A new CNN series “Twitter: Breaking the Bird” follows the insider story behind the meteoric rise and eventual sale of the revolutionary app featuring the voices of the founders themselves. The four-part series airs on Sundays at 10pm ET/PT from March 9th – 30th.
New York
CNN
—
Tech founders don’t always know what their products will become or how people will eventually use them. That’s what happened with Twitter, early employees of the company told CNN in a new documentary series called “Twitter: Breaking the Bird.”
The original version of Twitter reflected the early internet of the time — and the radical, optimistic vision for what its founders believed the online world could be. But over the subsequent two decades Twitter had to grapple with what it truly meant to give anyone a voice on the internet, including those who would use that voice to spread hate speech or seek power in ways the founders never saw coming.

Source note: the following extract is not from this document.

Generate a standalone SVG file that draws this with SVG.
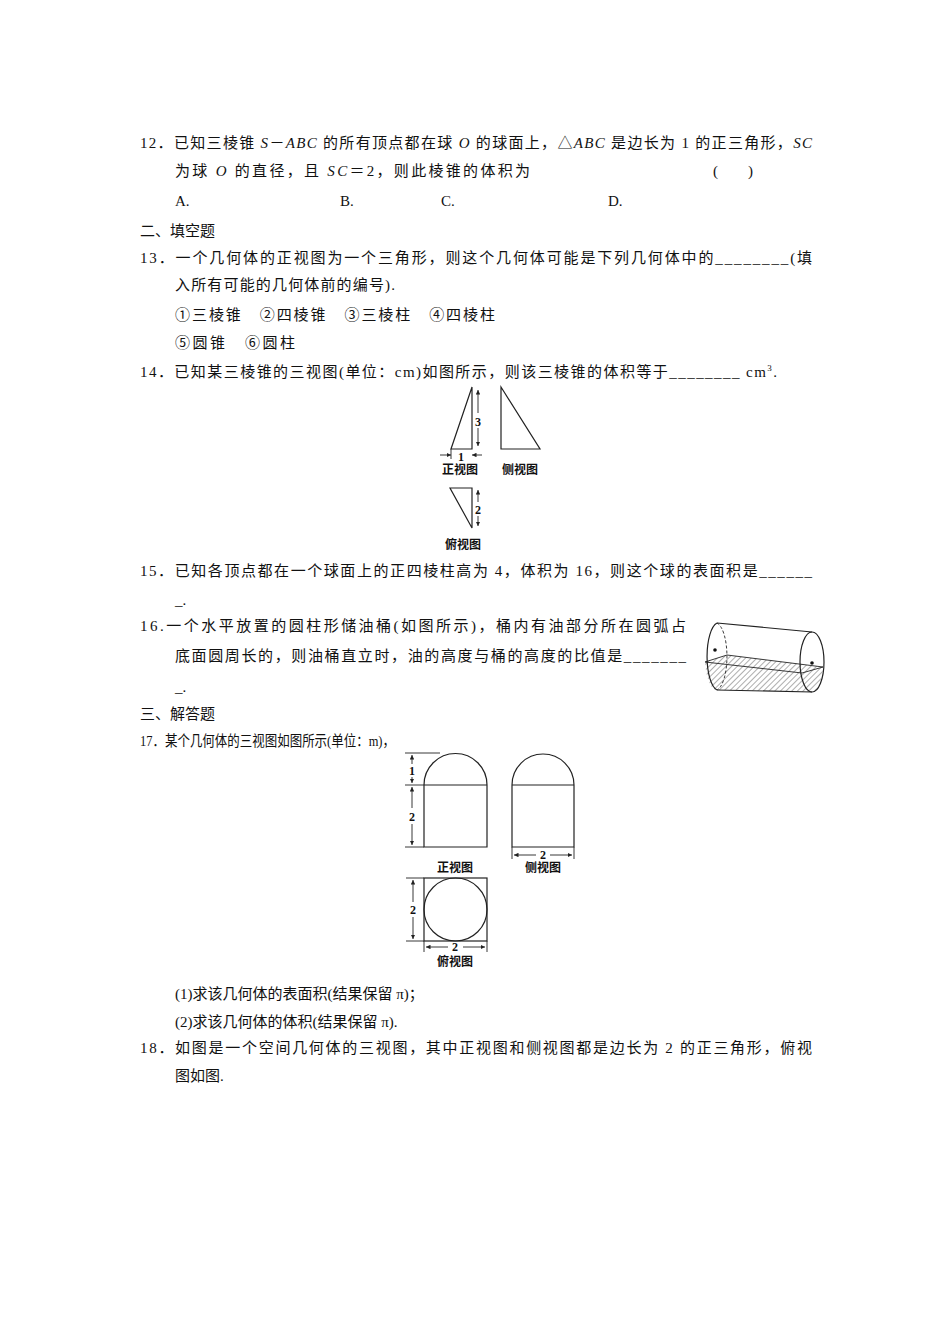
<svg xmlns="http://www.w3.org/2000/svg" width="950" height="1344" viewBox="0 0 950 1344">
<style>
text{font-family:"Liberation Serif","Noto Sans CJK SC",serif;font-size:15px;fill:#111}
.s{font-size:12px;font-weight:bold}
.l{stroke:#222;stroke-width:1.2;fill:none}
.d{stroke:#222;stroke-width:0.9;fill:none}
</style>
<defs>
<marker id="a" viewBox="0 0 6 6" refX="6" refY="3" markerWidth="5" markerHeight="5" orient="auto-start-reverse"><path d="M0,0L6,3L0,6z" fill="#222"/></marker>
<pattern id="h" width="4" height="4" patternUnits="userSpaceOnUse" patternTransform="rotate(45)"><line x1="0" y1="0" x2="0" y2="4" stroke="#333" stroke-width="0.8"/></pattern>
</defs>
<rect width="950" height="1344" fill="#fff"/>
<g id="text">
<text x="140" y="148" textLength="672" lengthAdjust="spacing">12．已知三棱锥 <tspan font-style="italic">S</tspan>－<tspan font-style="italic">ABC</tspan> 的所有顶点都在球 <tspan font-style="italic">O</tspan> 的球面上，△<tspan font-style="italic">ABC</tspan> 是边长为 1 的正三角形，<tspan font-style="italic">SC</tspan></text>
<text x="175" y="176" textLength="355" lengthAdjust="spacing">为球 <tspan font-style="italic">O</tspan> 的直径，且 <tspan font-style="italic">SC</tspan>＝2，则此棱锥的体积为</text>
<text x="713" y="176">(　　)</text>
<text x="175" y="206">A.</text><text x="340" y="206">B.</text><text x="441" y="206">C.</text><text x="608" y="206">D.</text>
<text x="140" y="236">二、填空题</text>
<text x="140" y="263" textLength="672" lengthAdjust="spacing">13．一个几何体的正视图为一个三角形，则这个几何体可能是下列几何体中的________(填</text>
<text x="175" y="290" textLength="220" lengthAdjust="spacing">入所有可能的几何体前的编号).</text>
<text x="175" y="320" textLength="320" lengthAdjust="spacing">①三棱锥　②四棱锥　③三棱柱　④四棱柱</text>
<text x="175" y="348" textLength="120" lengthAdjust="spacing">⑤圆锥　⑥圆柱</text>
<text x="140" y="377" textLength="637" lengthAdjust="spacing">14．已知某三棱锥的三视图(单位：cm)如图所示，则该三棱锥的体积等于________ cm<tspan font-size="9" dy="-6">3</tspan><tspan dy="6">.</tspan></text>
<text x="140" y="576" textLength="672" lengthAdjust="spacing">15．已知各顶点都在一个球面上的正四棱柱高为 4，体积为 16，则这个球的表面积是______</text>
<text x="175" y="605">_.</text>
<text x="140" y="631" textLength="546" lengthAdjust="spacing">16.一个水平放置的圆柱形储油桶(如图所示)，桶内有油部分所在圆弧占</text>
<text x="175" y="661" textLength="511" lengthAdjust="spacing">底面圆周长的，则油桶直立时，油的高度与桶的高度的比值是_______</text>
<text x="175" y="692">_.</text>
<text x="140" y="719">三、解答题</text>
<text x="140" y="746" textLength="255" lengthAdjust="spacingAndGlyphs">17．某个几何体的三视图如图所示(单位：m)，</text>
<text x="175" y="999">(1)求该几何体的表面积(结果保留 π)；</text>
<text x="175" y="1027">(2)求该几何体的体积(结果保留 π).</text>
<text x="140" y="1053" textLength="672" lengthAdjust="spacing">18．如图是一个空间几何体的三视图，其中正视图和侧视图都是边长为 2 的正三角形，俯视</text>
<text x="175" y="1081">图如图.</text>
</g>
<g id="fig14">
<path class="l" d="M472,387L451,449H472Z"/>
<path class="l" d="M501,387V449H540Z"/>
<path class="l" d="M450,488H472V528Z"/>
<line class="d" x1="478" y1="390" x2="478" y2="413" marker-start="url(#a)"/>
<line class="d" x1="478" y1="428" x2="478" y2="446" marker-end="url(#a)"/>
<text class="s" x="478" y="426" text-anchor="middle">3</text>
<line class="d" x1="451" y1="449" x2="451" y2="459"/>
<line class="d" x1="440" y1="455" x2="451" y2="455" marker-end="url(#a)"/>
<line class="d" x1="482" y1="455" x2="472" y2="455" marker-end="url(#a)"/>
<text class="s" x="461" y="461" text-anchor="middle">1</text>
<text class="s" x="460" y="474" text-anchor="middle">正视图</text>
<text class="s" x="520" y="474" text-anchor="middle">侧视图</text>
<line class="d" x1="478" y1="490" x2="478" y2="502" marker-start="url(#a)"/>
<line class="d" x1="478" y1="516" x2="478" y2="526" marker-end="url(#a)"/>
<text class="s" x="478" y="514" text-anchor="middle">2</text>
<text class="s" x="463" y="549" text-anchor="middle">俯视图</text>
</g>
<g id="fig16">
<path d="M705,662L727,655L823,667L802,673Z" fill="url(#h)" stroke="#222" stroke-width="0.9"/>
<path d="M705,662A12,34 0 0 0 717,690L812,692A12,30 0 0 0 823,667L802,673Z" fill="url(#h)" stroke="none"/>
<path class="l" d="M717,623A12,34 0 0 0 717,690"/>
<path class="d" d="M717,623A12,34 0 0 1 717,690" stroke-dasharray="3,2"/>
<ellipse class="l" cx="812" cy="662" rx="12" ry="30"/>
<line class="l" x1="717" y1="623" x2="812" y2="632"/>
<line class="l" x1="717" y1="690" x2="812" y2="692"/>
<circle cx="715" cy="650" r="1.8" fill="#111"/>
<circle cx="812" cy="663" r="1.8" fill="#111"/>
</g>
<g id="fig17">
<path class="l" d="M424,785A31.5,31.5 0 0 1 487,785V847H424Z M424,785H487"/>
<path class="l" d="M512,785A31,31 0 0 1 574,785V847H512Z M512,785H574"/>
<path class="d" d="M405,753H440M405,785H424M405,847H424"/>
<line class="d" x1="412" y1="755" x2="412" y2="764" marker-start="url(#a)"/>
<line class="d" x1="412" y1="777" x2="412" y2="783" marker-end="url(#a)"/>
<text class="s" x="412" y="775" text-anchor="middle">1</text>
<line class="d" x1="412" y1="787" x2="412" y2="808" marker-start="url(#a)"/>
<line class="d" x1="412" y1="824" x2="412" y2="845" marker-end="url(#a)"/>
<text class="s" x="412" y="821" text-anchor="middle">2</text>
<path class="d" d="M512,847V859M574,847V859"/>
<line class="d" x1="514" y1="855" x2="536" y2="855" marker-start="url(#a)"/>
<line class="d" x1="550" y1="855" x2="572" y2="855" marker-end="url(#a)"/>
<text class="s" x="543" y="859" text-anchor="middle">2</text>
<text class="s" x="455" y="872" text-anchor="middle">正视图</text>
<text class="s" x="543" y="872" text-anchor="middle">侧视图</text>
<rect class="l" x="424" y="878" width="63" height="63"/>
<circle class="l" cx="455.5" cy="909.5" r="31.5"/>
<path class="d" d="M406,878H424M406,941H424M424,941V952M487,941V952"/>
<line class="d" x1="413" y1="880" x2="413" y2="902" marker-start="url(#a)"/>
<line class="d" x1="413" y1="917" x2="413" y2="939" marker-end="url(#a)"/>
<text class="s" x="413" y="914" text-anchor="middle">2</text>
<line class="d" x1="426" y1="947" x2="448" y2="947" marker-start="url(#a)"/>
<line class="d" x1="463" y1="947" x2="485" y2="947" marker-end="url(#a)"/>
<text class="s" x="455" y="951" text-anchor="middle">2</text>
<text class="s" x="455" y="966" text-anchor="middle">俯视图</text>
</g>
</svg>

“There was a lot going on. There’s not really time in the day to contemplate the much larger implications of what we’re building,” Twitter founder Evan Williams said in the series, reflecting on Twitter’s early days.

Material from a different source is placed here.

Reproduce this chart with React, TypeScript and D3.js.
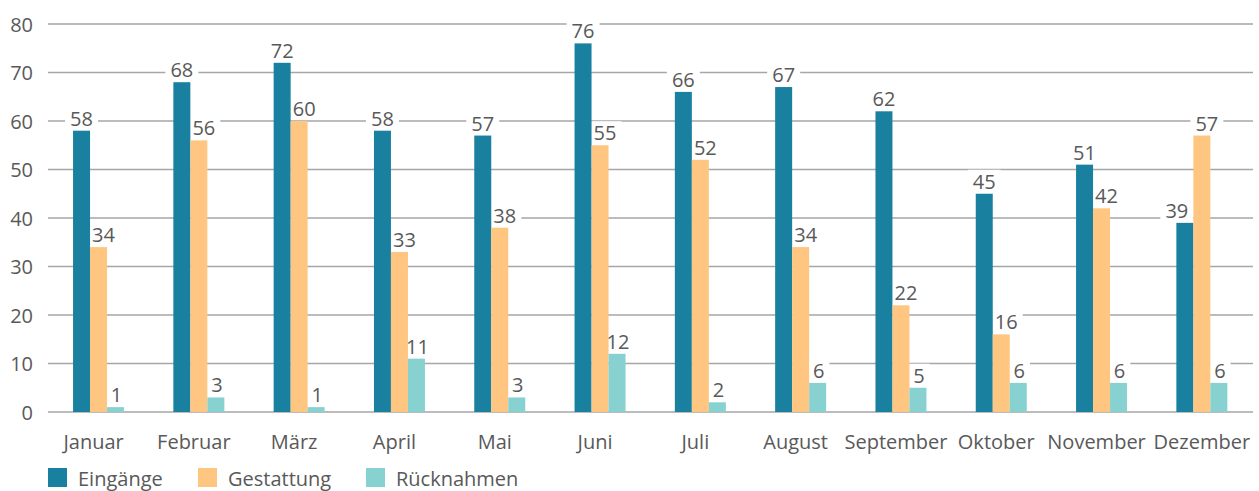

Of course, the world now knows what Twitter has become.
The company, now called X, is owned by Elon Musk; the world’s richest man has used it to help reelect President Donald Trump and continues to use it to push his own political and social agenda as he seeks to reshape the US government. White supremacists and disinformation peddlers have been welcomed back to the platform, even as some longtime users try to cling to its utility for sharing real-time news and information. And while Twitter long struggled to turn its influence into a profitable business, the company’s value is more questionable now than ever after Musk’s controversial policies alienated advertisers.

The “Breaking the Bird” series pulls back the curtain on how the company got here. It chronicles Twitter’s history — from its creation by a group of counter-culture founders and its chaotic leadership struggles to presidents and political candidates learning how to tweet and, ultimately, to Musk’s dramatic $44 billion takeover.

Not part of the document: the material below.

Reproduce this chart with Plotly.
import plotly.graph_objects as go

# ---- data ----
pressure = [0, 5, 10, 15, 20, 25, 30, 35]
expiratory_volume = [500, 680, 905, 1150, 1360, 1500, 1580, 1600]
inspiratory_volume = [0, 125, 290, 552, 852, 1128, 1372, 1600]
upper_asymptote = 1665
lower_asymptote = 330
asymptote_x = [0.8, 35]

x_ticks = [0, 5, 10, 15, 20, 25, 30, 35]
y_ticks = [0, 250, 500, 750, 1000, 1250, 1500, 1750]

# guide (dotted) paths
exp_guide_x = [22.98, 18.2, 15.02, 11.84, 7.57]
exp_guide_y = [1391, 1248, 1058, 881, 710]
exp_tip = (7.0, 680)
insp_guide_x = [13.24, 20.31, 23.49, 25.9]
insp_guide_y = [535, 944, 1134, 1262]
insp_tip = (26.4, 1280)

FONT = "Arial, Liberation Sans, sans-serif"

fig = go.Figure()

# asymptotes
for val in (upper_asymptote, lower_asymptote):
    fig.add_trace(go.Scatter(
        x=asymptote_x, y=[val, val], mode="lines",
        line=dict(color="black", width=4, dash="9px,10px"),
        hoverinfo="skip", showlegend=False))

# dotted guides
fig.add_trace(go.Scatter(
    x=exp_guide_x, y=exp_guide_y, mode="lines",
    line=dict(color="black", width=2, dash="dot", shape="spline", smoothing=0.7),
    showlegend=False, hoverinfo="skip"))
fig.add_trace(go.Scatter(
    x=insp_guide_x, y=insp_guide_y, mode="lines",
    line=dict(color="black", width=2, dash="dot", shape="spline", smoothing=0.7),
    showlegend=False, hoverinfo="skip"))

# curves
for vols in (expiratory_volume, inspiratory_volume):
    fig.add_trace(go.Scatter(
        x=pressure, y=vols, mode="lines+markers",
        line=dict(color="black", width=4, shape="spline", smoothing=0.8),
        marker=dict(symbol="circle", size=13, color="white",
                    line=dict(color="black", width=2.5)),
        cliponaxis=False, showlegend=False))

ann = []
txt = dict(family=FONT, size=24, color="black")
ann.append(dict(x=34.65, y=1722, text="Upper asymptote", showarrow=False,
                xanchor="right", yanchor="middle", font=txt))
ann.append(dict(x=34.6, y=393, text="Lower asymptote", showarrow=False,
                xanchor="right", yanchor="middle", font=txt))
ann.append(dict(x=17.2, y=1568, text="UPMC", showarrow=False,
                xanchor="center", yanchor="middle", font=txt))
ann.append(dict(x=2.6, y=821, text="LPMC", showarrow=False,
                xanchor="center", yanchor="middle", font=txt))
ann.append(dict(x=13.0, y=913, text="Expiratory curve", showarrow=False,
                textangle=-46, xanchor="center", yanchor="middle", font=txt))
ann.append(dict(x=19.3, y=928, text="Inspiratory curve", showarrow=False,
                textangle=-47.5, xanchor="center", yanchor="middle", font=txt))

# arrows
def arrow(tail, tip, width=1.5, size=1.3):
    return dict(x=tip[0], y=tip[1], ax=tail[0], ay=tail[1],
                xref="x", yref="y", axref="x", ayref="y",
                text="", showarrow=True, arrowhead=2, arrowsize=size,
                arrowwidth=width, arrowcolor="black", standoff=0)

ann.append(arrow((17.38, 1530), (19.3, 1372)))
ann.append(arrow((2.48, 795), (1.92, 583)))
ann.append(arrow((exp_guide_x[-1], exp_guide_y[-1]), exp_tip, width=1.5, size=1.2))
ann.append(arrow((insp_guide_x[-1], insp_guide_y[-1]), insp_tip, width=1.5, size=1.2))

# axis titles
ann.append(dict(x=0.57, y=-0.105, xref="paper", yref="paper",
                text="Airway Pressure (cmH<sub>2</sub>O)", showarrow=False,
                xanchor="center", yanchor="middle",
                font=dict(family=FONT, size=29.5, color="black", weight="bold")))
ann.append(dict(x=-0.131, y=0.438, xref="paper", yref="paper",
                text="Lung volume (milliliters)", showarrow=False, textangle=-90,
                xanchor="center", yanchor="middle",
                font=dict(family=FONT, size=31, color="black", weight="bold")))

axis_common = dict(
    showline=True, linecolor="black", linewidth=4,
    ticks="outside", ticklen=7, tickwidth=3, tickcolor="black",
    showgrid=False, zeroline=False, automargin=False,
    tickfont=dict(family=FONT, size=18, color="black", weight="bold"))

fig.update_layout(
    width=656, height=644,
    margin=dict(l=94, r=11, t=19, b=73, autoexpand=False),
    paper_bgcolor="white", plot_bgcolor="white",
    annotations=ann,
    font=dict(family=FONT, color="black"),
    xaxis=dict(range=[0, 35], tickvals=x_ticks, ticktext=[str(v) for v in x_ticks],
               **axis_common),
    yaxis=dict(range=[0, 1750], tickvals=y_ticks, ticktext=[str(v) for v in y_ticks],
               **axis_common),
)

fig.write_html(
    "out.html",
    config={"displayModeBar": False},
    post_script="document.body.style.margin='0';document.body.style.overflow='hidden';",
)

“We built this thing that took on a life of its own that has these bad elements and these good elements and the battle is trying to have the good outweigh the bad,” Williams said in a later episode. “And that’s what felt like a maybe losing battle over time. Like, is it worth it? Is this whole idea flawed?”
X did not respond to a request for comment.
In many ways, the world — online and offline — has changed in ways no one could have predicted when Twitter was founded in 2006. At the time, Facebook had only just been released to the public, and weblogs were all the rage. Mobile apps didn’t even exist yet, as the iPhone wouldn’t launch for another year.
When Twitter launched, much of its content was relatively unserious. In its first year, co-founder Jack Dorsey posted things like “walk home. Cold”; Stone posted “eating a baked potato and green beans with bbq seitan and white wine.”
“I think you have a notion of what you’re doing, you have a hunch, but the fog of uncertainty is pretty dense,” Jason Goldman, Twitter’s first head of product, who later served as chief digital officer in the Obama White House, said in an interview ahead of the series’ release. “That’s why there’s this natural sort of bias towards action in the tech industry, which is like, let’s move forward. Let’s try to do something, and we’ll launch that, and we’ll see what people do with it.”
As Twitter grew, people used it in positive ways its founders hadn’t expected, too, including to organize social movements like the Arab Spring and Black Lives Matter.
At the center of Twitter’s story is Dorsey, the billionaire who is widely viewed as the father of the platform. His values and code are written into Twitter’s foundation; he ran the company for a combined eight years (from 2006 to 2008, and again from 2015 to 2021) and may have ultimately helped tee up Musk’s acquisition.

Dorsey always envisioned Twitter as being a place to promote free expression. “A platform, in order to be a platform, has to be free … I think we need to hear every extreme,” he said in a 2016 interview at the Code conference.
But that also meant he was sometimes slow to tackle the platform’s issues.
Del Harvey, the company’s longtime former head of trust and safety, said in the series that Twitter hadn’t “invest(ed) a lot in” those areas as of 2017, when the social media site faced mounting pressure to address the spread of hate and abuse
In 2020, Dorsey invited Musk to call into a company-wide meeting. “By the way, do you want to run Twitter?” he asked the billionaire Tesla CEO and Twitter superuser, along with a question about how he would fix the social media platform.
Musk responded that staff should address “people trying to manipulate the system … they’re trying to sway public opinion and sometimes it can be very difficult to figure out what’s real public opinion and what’s not.” It was just two years later that Musk would begin taking a financial stake in Twitter that would set the stage for his acquisition.
Looking back, there’s more Twitter’s early team could have done to uphold its original vision, Goldman said. However, he said, Twitter’s fate may have been unavoidable.
“Our intent was that it would be used for these delightful use cases … and that we would treat the things that we didn’t like as essentially bugs of the system,” Goldman said. “But the reality is that some of those things, those use cases — such as becoming a dominant propaganda tool for a rising right-wing, authoritarian ideology, both domestically and around the world — that is not a bug, that is a feature of the tool.”